Even if Buhari was still not satisfied, he could seek further legal advice outside government on his immunity from being summoned by National Assembly and such would not be unprecedented. During the constitutional crisis over the controversial `964 federal elections, (the then) President Nnamdi Azikiwe, sought the legal advice of attorney-general Taslim Elias on his (Zik’s) power to assume  executive authority and order fresh elections. Elias was blunt such move would be unconstitutional. Zik still proceeded to seek legal opinion outside government from Professor Gower of University of Lagos, who also upheld attorney-general Elias’ legal opinion that Zik had no such power. For a third opinion, Zik sought the legal view of Dan Ibekwe, attorney-general of the defunct eastern region, who concurred with the legal view of his two colleagues that Zik, (specifically ceremonial President) had no such authority. But all withindays if not hours.

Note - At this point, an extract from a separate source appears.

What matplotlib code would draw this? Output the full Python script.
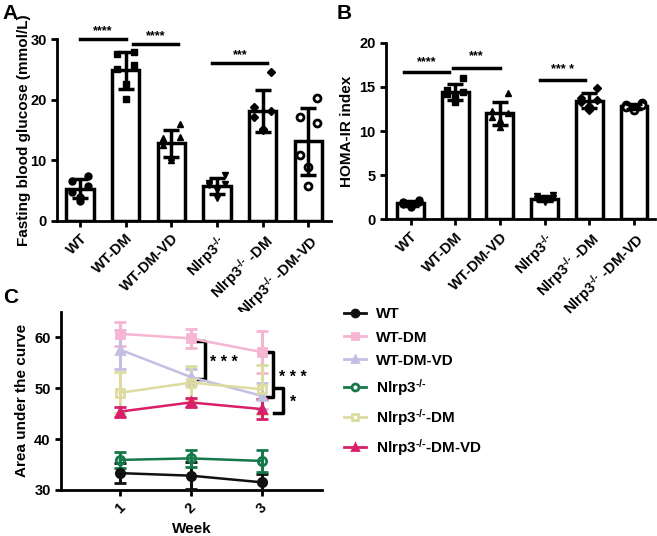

When did Buhari make up his mind not to appear before National Assembly or when did he decide to flaunt his immunity against appearing at the National Assembly? Whichever was the case, it was wrong to initially give  national assembly members the impression to be expected to brief them on a matter on which he later turned round to claim exclusivity and/or secrecy.

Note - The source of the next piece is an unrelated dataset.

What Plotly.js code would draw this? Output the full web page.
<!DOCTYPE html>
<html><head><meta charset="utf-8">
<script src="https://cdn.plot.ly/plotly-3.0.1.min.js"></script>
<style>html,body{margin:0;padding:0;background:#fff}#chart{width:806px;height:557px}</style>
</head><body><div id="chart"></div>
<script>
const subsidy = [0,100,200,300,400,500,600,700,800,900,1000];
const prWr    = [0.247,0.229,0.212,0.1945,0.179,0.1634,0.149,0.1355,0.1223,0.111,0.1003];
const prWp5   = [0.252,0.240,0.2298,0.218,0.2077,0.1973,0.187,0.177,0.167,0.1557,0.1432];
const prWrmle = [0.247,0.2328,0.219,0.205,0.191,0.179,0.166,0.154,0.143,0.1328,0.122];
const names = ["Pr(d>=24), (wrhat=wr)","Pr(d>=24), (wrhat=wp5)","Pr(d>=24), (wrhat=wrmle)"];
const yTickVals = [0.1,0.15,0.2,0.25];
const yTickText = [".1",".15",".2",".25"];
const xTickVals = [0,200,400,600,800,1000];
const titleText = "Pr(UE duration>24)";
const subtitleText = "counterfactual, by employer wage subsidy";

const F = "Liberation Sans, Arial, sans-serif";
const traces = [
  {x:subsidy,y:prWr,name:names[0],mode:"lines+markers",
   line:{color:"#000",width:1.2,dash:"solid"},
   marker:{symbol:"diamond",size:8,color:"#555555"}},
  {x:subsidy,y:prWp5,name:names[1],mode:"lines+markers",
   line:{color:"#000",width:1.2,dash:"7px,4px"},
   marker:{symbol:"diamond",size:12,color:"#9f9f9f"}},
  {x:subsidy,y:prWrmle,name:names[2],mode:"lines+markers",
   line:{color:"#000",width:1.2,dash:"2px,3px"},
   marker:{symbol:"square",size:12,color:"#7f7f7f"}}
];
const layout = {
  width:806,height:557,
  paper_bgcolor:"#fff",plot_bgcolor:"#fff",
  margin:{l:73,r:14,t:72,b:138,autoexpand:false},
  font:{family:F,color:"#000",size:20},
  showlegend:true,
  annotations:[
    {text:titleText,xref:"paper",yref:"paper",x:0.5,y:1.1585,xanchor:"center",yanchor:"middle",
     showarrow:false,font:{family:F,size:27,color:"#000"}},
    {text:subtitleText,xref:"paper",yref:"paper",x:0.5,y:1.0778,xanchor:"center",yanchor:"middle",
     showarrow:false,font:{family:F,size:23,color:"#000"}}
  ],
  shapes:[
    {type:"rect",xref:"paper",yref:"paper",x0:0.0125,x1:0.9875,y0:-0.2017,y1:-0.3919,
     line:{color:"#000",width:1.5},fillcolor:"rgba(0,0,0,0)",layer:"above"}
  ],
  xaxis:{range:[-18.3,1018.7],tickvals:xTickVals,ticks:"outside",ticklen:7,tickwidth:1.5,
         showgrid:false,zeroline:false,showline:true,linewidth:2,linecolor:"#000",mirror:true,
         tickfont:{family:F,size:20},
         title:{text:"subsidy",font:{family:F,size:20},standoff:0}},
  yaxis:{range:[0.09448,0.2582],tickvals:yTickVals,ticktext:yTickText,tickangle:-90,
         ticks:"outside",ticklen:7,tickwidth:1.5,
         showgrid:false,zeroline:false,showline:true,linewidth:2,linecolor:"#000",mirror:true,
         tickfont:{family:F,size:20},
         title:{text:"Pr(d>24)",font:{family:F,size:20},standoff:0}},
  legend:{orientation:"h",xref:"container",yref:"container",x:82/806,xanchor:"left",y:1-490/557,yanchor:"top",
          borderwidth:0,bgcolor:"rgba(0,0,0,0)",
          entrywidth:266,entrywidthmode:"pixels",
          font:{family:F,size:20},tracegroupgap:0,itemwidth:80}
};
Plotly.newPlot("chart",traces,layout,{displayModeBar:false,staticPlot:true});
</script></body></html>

By the way, critics must not be led astray. Buhari, in his objection to being summoned, was tactful. He does not appear to be disputing National Assembly’ power to summon him at all, as a matter of authority. Instead, the argument is against being demanded or even forced to disclose information on military operations. Two different specific issues. It is also not clear if Buhari’s refusal to disclose information on military operations would also and finally put paid to all demands for sacking service chiefs.

On the other hand, there is nothing iron clad about not giving information on military operations. In the United States for example, on matters like information on military operations or intelligence gathering, members of the relevant committees in both houses of Congress are not necessarily completely kept in the dark especially in grave occasions. At that stage, these members of relevant committees in Congress are invited to White House in Washington for appropriate briefings by the American President. There is every time, mutual co-operation between Congress and the Presidency.

In Nigeria’s case, it is a poor picture, with the erroneous impression that the request to be briefed is necessarily erosion of President Buhari’s power or authority. Instead, the issues at stake is the security of ordinary Nigerians in different parts of the country. Whatever the constitutional provisions or even the limits of either National Assembly or even President Buhari himself, no power struggle is involved and a way should be worked out to involve both the executive and National Assembly. Borrowing a leaf from United States, members of relevant committees in National Assembly could be invited to Aso Rock for proper briefing. These are armed forces committee, national security or intelligence committee, etc.

And the final point. Attorney-General Mallami’s flaunting president Buhari’s immunity at the last minute is more of a pre-emptive strike to forestal possible criticisms against potential public reaction against APC governors reported to have, in the first place, dissuaded Buhari from keeping his date at the National Assembly, lest state governors be similarly summoned one after another by their state assemblies.